Accept that some cases can’t be fixed locally. If a track is unlicensed in your country and you’re on a personal account with matched regions, the music truly isn’t available, and the honest answer is to pick a different song.
#Bottom Line
Update the app, then match your SIM, device, and app store region and enable Reels on a personal account; those steps resolve the common cases without risking your account. Switch a business account back to personal if music matters more than the business tools. Treat a VPN as a Terms of Service risk rather than a recommended fix, and accept that a single unlicensed song may simply stay unavailable.
#Frequently Asked Questions
Why is Instagram music not available in my region?
The track you want isn’t licensed in your country, or your account type and region settings don’t match the catalog. It’s a licensing and account issue, not a bug, so syncing your region and using a personal account fixes most cases.
Is the missing music a bug or licensing?
Almost always licensing.
Songs are licensed country by country, and Instagram can only show a track where it holds the rights. If only one song is missing, that song isn’t licensed for you, and no setting will bring it back. The rest of the catalog will still work normally.

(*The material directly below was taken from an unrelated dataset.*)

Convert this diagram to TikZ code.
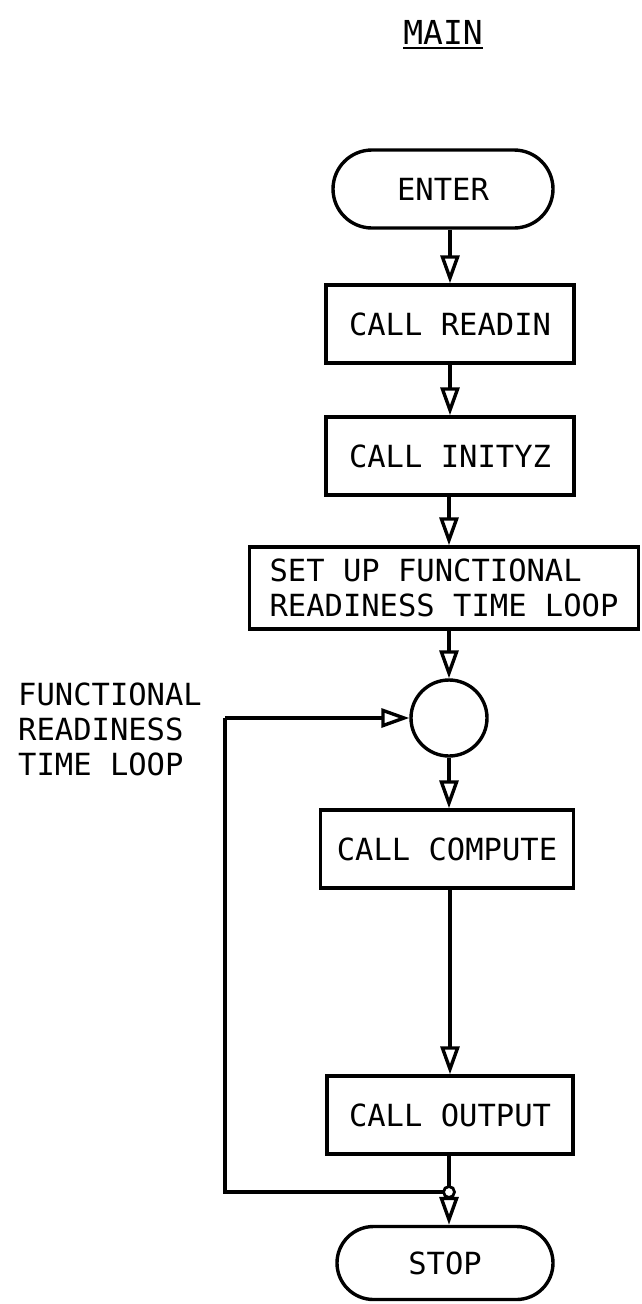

Does a business account block Instagram music?
Yes, partly. Business and creator accounts are limited to a commercial-use library. Switch back to personal for the full catalog.
Will syncing my app store region fix it?
Often, yes. A mismatch between your SIM, device region, and app store country makes Instagram read an inconsistent location and hide the music sticker. Match all three, restart the app, and the catalog usually returns within a few minutes once the region change propagates across Instagram’s servers.
Is using a VPN for Instagram music safe?
No, it carries real risk. A VPN spoofs your location against Instagram’s terms, and logging in from a new country can trigger a security check or restriction. Use the supported region and account fixes instead.
Why is only one song unavailable?
That single track isn’t licensed in your region. Pick a different song instead.